Medication for bedwetting?

I have a five-year-old girl who is wet almost every night. She wears pull-ups to prevent the sheets from getting wet each night. We have done all the "right stuff." We have reduced fluid intake, had her empty her bladder before bed, get her up when we go to bed, but she is still wet. I have read there is a medication (nasal spray?) available that can help prevent bed wetting. Could that help my daughter?


Robert Steele

Robert W. Steele, MD, is a board certified pediatrician at St. John's Regional Health Center in Springfield, MO. He graduated from medical... Read more

The nasal spray you have heard about is called desmopressin acetate, or DDAVP. Interestingly, it is now made in a pill form (rumor has it the company is going to discontinue making the nasal spray form.) It is a synthetic version of a hormone called vasopressin which is normally made in the body. Vasopressin serves several roles, one of which is in water regulation. When the body needs more water in the blood stream, it produces higher levels of vasopressin which in turn causes more water to be absorbed from the kidney. Less urine is made and the urine becomes more concentrated.

This drug had been used for some time with other disorders when someone got the bright idea that by causing the body to retain more water and decrease the amount of urine produced, it might be useful in treating nighttime bedwetting. Initially, there were concerns that use of this medication would cause serious side effects due to water intoxication. Water intoxication is when the body holds on to too much water and the salts of the body become too diluted. This can cause seizures and brain swelling.

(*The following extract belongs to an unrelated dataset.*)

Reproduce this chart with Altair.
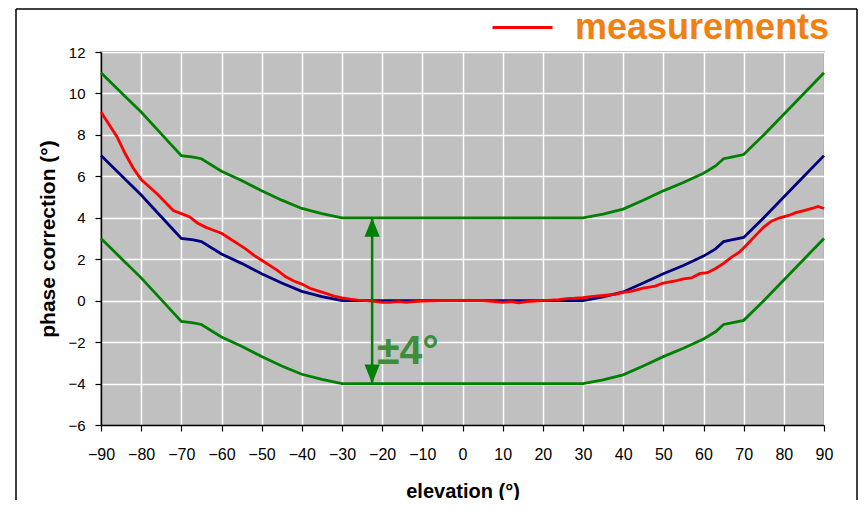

As it turns out, water intoxication rarely occurred and when it did, it happened in children who already had recognized disorders involving the regulation of salts.

So, what do we know about DDAVP when it is used for bedwetting?

  1. It definitely decreases bedwetting in most children.
  2. It does not completely eliminate bed wetting in most children.
  3. Almost all children begin bedwetting again within six months of stopping the medication.
  4. The dose at which DDAVP is used to eliminate bedwetting is safe for most children.
  5. The most common side effects are nose bleeds, headache, and stomach aches.
  6. It is a very expensive medication.
  7. While the dose of DDAVP is not generally considered high enough to alter the body salts, many physicians check this once after about three days of starting the medication. This is done with a blood test.
  8. It appears that its use for many months causes few, if any, problems.

When considering the use of DDAVP for bedwetting, the question you should ask yourself is "What is the ultimate goal I want to achieve?" If the answer is to have your daughter stop bed-wetting forever, then this is not the way to go. Many studies have shown that while DDAVP is effective in stopping the bed-wetting while on medication, almost all children begin bed-wetting again after it is stopped. This is opposed to bedwetting alarms which require a lot more work on you and your daughter's part, but are a lot more effective in stopping the bed wetting for good. The only problem with the alarms is that it really requires cooperation from the child which generally doesn't occur until age six, at the earliest. However, if the answer to the question is to achieve a dry night for a special occasion, then this is a great medication. The use of DDAVP when staying overnight at a friend's house or to build confidence by having a "successful" night using the alarm system is great. Some physicians have advocated using the alarm system in conjunction with DDAVP. The jury is still out as to whether this approach is any better than using the alarm system alone.